The discovery that her childhood friend’s abusers are living the silver-spoon lifestyle, and getting married, triggers a complicated plot of revenge and vigilantism. Dark humour, and scintillating writing pepper this eclectic thriller throughout. A turn of events towards the end makes you question the story, until you’re sucker-punched by a plot device you didn’t know you needed, leaving the audience quivering with joy and vindication.

A game of visual chess that is all at once neon daydream, eighties sugar candy, and a dash of American Psycho to keep the taste buds tingling.

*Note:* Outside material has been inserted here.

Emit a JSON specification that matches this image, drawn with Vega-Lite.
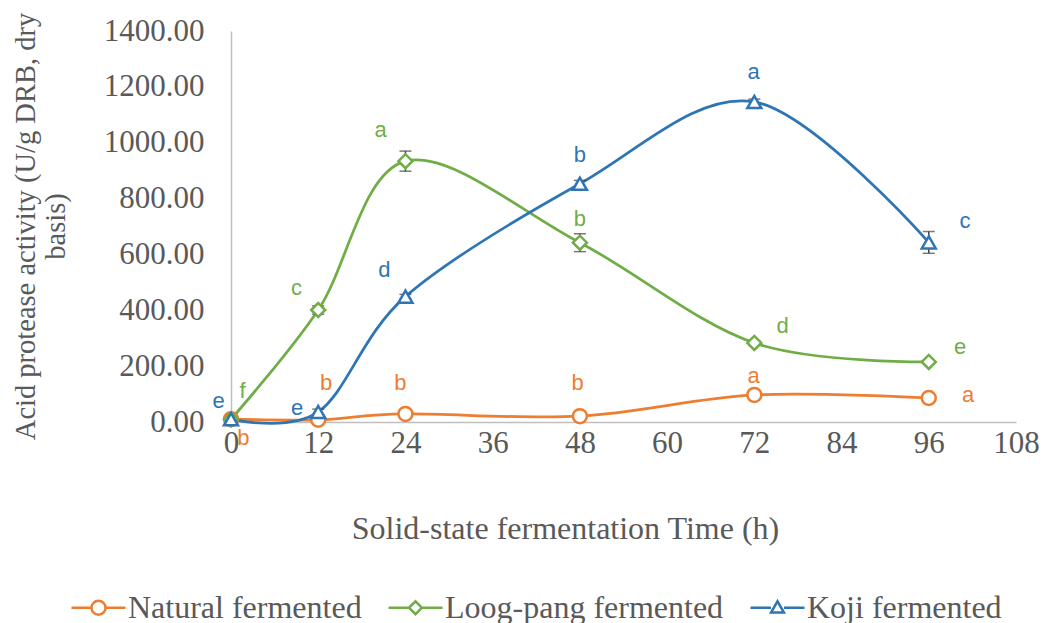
{
  "$schema": "https://vega.github.io/schema/vega-lite/v6.json",
  "width": 785,
  "height": 391,
  "autosize": {"type": "none"},
  "padding": {"left": 231, "top": 31, "right": 28, "bottom": 201},
  "background": "white",
  "config": {
    "view": {"stroke": null},
    "style": {"guide-title": {"lineBreak": "\n"}},
    "axis": {"grid": false, "ticks": false, "tickSize": 0, "domainColor": "#BFBFBF", "domainWidth": 1.5, "labelFlush": false,
      "labelFont": "Liberation Serif", "labelFontSize": 31, "labelColor": "#595959",
      "titleFont": "Liberation Serif", "titleFontSize": 32, "titleColor": "#595959", "titleFontWeight": "normal", "titleLimit": 600},
    "legend": {"labelFont": "Liberation Serif", "labelFontSize": 32, "labelColor": "#595959", "labelLimit": 500}
  },
  "datasets": {
    "pts": [
      {"series": "Natural fermented", "time": 0, "activity": 10, "err": 3},
      {"series": "Natural fermented", "time": 12, "activity": 8, "err": 3},
      {"series": "Natural fermented", "time": 24, "activity": 29, "err": 15},
      {"series": "Natural fermented", "time": 48, "activity": 21, "err": 3},
      {"series": "Natural fermented", "time": 72, "activity": 97, "err": 4},
      {"series": "Natural fermented", "time": 96, "activity": 86, "err": 4},
      {"series": "Loog-pang fermented", "time": 0, "activity": 10, "err": 3},
      {"series": "Loog-pang fermented", "time": 12, "activity": 401, "err": 15},
      {"series": "Loog-pang fermented", "time": 24, "activity": 934, "err": 36},
      {"series": "Loog-pang fermented", "time": 48, "activity": 642, "err": 32},
      {"series": "Loog-pang fermented", "time": 72, "activity": 283, "err": 8},
      {"series": "Loog-pang fermented", "time": 96, "activity": 215, "err": 4},
      {"series": "Koji fermented", "time": 0, "activity": 10, "err": 3},
      {"series": "Koji fermented", "time": 12, "activity": 36, "err": 10},
      {"series": "Koji fermented", "time": 24, "activity": 449, "err": 8},
      {"series": "Koji fermented", "time": 48, "activity": 853, "err": 12},
      {"series": "Koji fermented", "time": 72, "activity": 1146, "err": 10},
      {"series": "Koji fermented", "time": 96, "activity": 643, "err": 39}
    ],
    "letters": [
      {"series": "Natural fermented", "letter": "b", "lx": 1.7, "ly": -57},
      {"series": "Natural fermented", "letter": "b", "lx": 13.1, "ly": 140},
      {"series": "Natural fermented", "letter": "b", "lx": 23.3, "ly": 140},
      {"series": "Natural fermented", "letter": "b", "lx": 47.7, "ly": 140},
      {"series": "Natural fermented", "letter": "a", "lx": 71.9, "ly": 165},
      {"series": "Natural fermented", "letter": "a", "lx": 101.4, "ly": 97},
      {"series": "Loog-pang fermented", "letter": "f", "lx": 1.6, "ly": 110},
      {"series": "Loog-pang fermented", "letter": "c", "lx": 9.0, "ly": 480},
      {"series": "Loog-pang fermented", "letter": "a", "lx": 20.6, "ly": 1045},
      {"series": "Loog-pang fermented", "letter": "b", "lx": 48.0, "ly": 727},
      {"series": "Loog-pang fermented", "letter": "d", "lx": 75.9, "ly": 344},
      {"series": "Loog-pang fermented", "letter": "e", "lx": 100.3, "ly": 268},
      {"series": "Koji fermented", "letter": "e", "lx": -1.7, "ly": 75},
      {"series": "Koji fermented", "letter": "e", "lx": 9.1, "ly": 50},
      {"series": "Koji fermented", "letter": "d", "lx": 21.1, "ly": 544},
      {"series": "Koji fermented", "letter": "b", "lx": 48.0, "ly": 956},
      {"series": "Koji fermented", "letter": "a", "lx": 71.9, "ly": 1253},
      {"series": "Koji fermented", "letter": "c", "lx": 101.0, "ly": 720}
    ]
  },
  "layer": [
    {
      "data": {"name": "pts"},
      "mark": {"type": "line", "interpolate": "cardinal", "strokeWidth": 2.75},
      "encoding": {
        "x": {"field": "time", "type": "quantitative",
          "scale": {"domain": [0, 108], "nice": false, "zero": false},
          "axis": {"title": "Solid-state fermentation Time (h)", "values": [0, 12, 24, 36, 48, 60, 72, 84, 96, 108], "labelPadding": 6,
            "titleX": 334, "titleY": 106, "titleBaseline": "middle", "titleAlign": "center", "titleAnchor": null}},
        "y": {"field": "activity", "type": "quantitative",
          "scale": {"domain": [0, 1400], "nice": false},
          "axis": {"title": "Acid protease activity (U/g DRB, dry\nbasis)", "values": [0, 200, 400, 600, 800, 1000, 1200, 1400], "format": ".2f", "labelPadding": 27,
            "titleLineHeight": 30, "titleFontSize": 28.5,
            "titleX": -206, "titleY": 195, "titleBaseline": "middle", "titleAlign": "center", "titleAngle": -90, "titleAnchor": null}},
        "color": {"field": "series", "type": "nominal",
          "scale": {"domain": ["Natural fermented", "Loog-pang fermented", "Koji fermented"], "range": ["#ED7D31", "#70AD47", "#2E75B6"]},
          "legend": {"orient": "none", "legendX": -161, "legendY": 548, "direction": "horizontal", "title": null,
            "symbolSize": 2916, "symbolStrokeWidth": 2.5, "symbolFillColor": "white",
            "labelOffset": 1, "columnPadding": 21, "padding": 0,
            "encode": {"symbols": {"update": {
              "shape": {"signal": "datum.value === 'Natural fermented' ? 'M-1,0H-0.26M0.26,0H1M-0.26,0A0.26,0.26 0 1,1 0.26,0A0.26,0.26 0 1,1 -0.26,0Z' : datum.value === 'Loog-pang fermented' ? 'M-1,0H-0.24M0.24,0H1M-0.24,0L0,-0.24L0.24,0L0,0.24Z' : 'M-1,0H-0.24M0.24,0H1M-0.24,0.18L0,-0.24L0.24,0.18Z'"},
              "fill": {"value": "white"}, "fillOpacity": {"value": 1}}}}}}
      }
    },
    {
      "data": {"name": "pts"},
      "mark": {"type": "errorbar", "color": "#404040", "thickness": 1.5, "ticks": {"size": 12, "thickness": 1.5, "color": "#404040"}},
      "encoding": {
        "x": {"field": "time", "type": "quantitative", "axis": {"title": "Solid-state fermentation Time (h)"}},
        "y": {"field": "activity", "type": "quantitative", "axis": {"title": "Acid protease activity (U/g DRB, dry\nbasis)"}},
        "yError": {"field": "err"}
      }
    },
    {
      "data": {"name": "pts"},
      "transform": [{"filter": "datum.series === 'Natural fermented'"}],
      "mark": {"type": "point", "shape": "circle", "filled": false, "fill": "white", "fillOpacity": 1, "stroke": "#ED7D31", "strokeWidth": 2.5, "opacity": 1, "size": 196},
      "encoding": {
        "x": {"field": "time", "type": "quantitative", "axis": {"title": "Solid-state fermentation Time (h)"}},
        "y": {"field": "activity", "type": "quantitative", "axis": {"title": "Acid protease activity (U/g DRB, dry\nbasis)"}}
      }
    },
    {
      "data": {"name": "pts"},
      "transform": [{"filter": "datum.series === 'Loog-pang fermented'"}],
      "mark": {"type": "point", "shape": "diamond", "filled": false, "fill": "white", "fillOpacity": 1, "stroke": "#70AD47", "strokeWidth": 2.5, "opacity": 1, "size": 196},
      "encoding": {
        "x": {"field": "time", "type": "quantitative", "axis": {"title": "Solid-state fermentation Time (h)"}},
        "y": {"field": "activity", "type": "quantitative", "axis": {"title": "Acid protease activity (U/g DRB, dry\nbasis)"}}
      }
    },
    {
      "data": {"name": "pts"},
      "transform": [{"filter": "datum.series === 'Koji fermented'"}],
      "mark": {"type": "point", "shape": "triangle-up", "filled": false, "fill": "white", "fillOpacity": 1, "stroke": "#2E75B6", "strokeWidth": 2.5, "opacity": 1, "size": 196},
      "encoding": {
        "x": {"field": "time", "type": "quantitative", "axis": {"title": "Solid-state fermentation Time (h)"}},
        "y": {"field": "activity", "type": "quantitative", "axis": {"title": "Acid protease activity (U/g DRB, dry\nbasis)"}}
      }
    },
    {
      "data": {"name": "letters"},
      "transform": [{"filter": "datum.series === 'Natural fermented'"}],
      "mark": {"type": "text", "font": "Liberation Sans", "fontSize": 22, "align": "center", "baseline": "middle", "color": "#ED7D31"},
      "encoding": {
        "x": {"field": "lx", "type": "quantitative", "axis": {"title": "Solid-state fermentation Time (h)"}},
        "y": {"field": "ly", "type": "quantitative", "axis": {"title": "Acid protease activity (U/g DRB, dry\nbasis)"}},
        "text": {"field": "letter"}
      }
    },
    {
      "data": {"name": "letters"},
      "transform": [{"filter": "datum.series === 'Loog-pang fermented'"}],
      "mark": {"type": "text", "font": "Liberation Sans", "fontSize": 22, "align": "center", "baseline": "middle", "color": "#70AD47"},
      "encoding": {
        "x": {"field": "lx", "type": "quantitative", "axis": {"title": "Solid-state fermentation Time (h)"}},
        "y": {"field": "ly", "type": "quantitative", "axis": {"title": "Acid protease activity (U/g DRB, dry\nbasis)"}},
        "text": {"field": "letter"}
      }
    },
    {
      "data": {"name": "letters"},
      "transform": [{"filter": "datum.series === 'Koji fermented'"}],
      "mark": {"type": "text", "font": "Liberation Sans", "fontSize": 22, "align": "center", "baseline": "middle", "color": "#2E75B6"},
      "encoding": {
        "x": {"field": "lx", "type": "quantitative", "axis": {"title": "Solid-state fermentation Time (h)"}},
        "y": {"field": "ly", "type": "quantitative", "axis": {"title": "Acid protease activity (U/g DRB, dry\nbasis)"}},
        "text": {"field": "letter"}
      }
    }
  ]
}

Knowing Margot Robbie was a producer, it’s not hard to connect certain visual choices to the Emancipation of One Harley Quinn; the dark writing tones, and Paris Hilton soundtrack in the background – we aren’t mad about it.

Carey Mulligan’s performance stands out, bright and monolithic, backed by Machiavellian writing. As she works through her “dick-list,” her manipulation and trickery of the characters to admit their wrong-doing is truly exceptional, and a heart-stopping viewing experience.

The movie expertly weaves the tropes and triggers associated with a woman’s day to day, involving all the “nice guys” who erupt when they don’t get their way, “damaging a promising man’s career” when allegations are pitted against them – especially in wealthy white America – as well as shedding light on the ostracising of women who come out against their abusers. This is a film that not only champions women but reminds men to shape up, especially in a post-Weinstein world.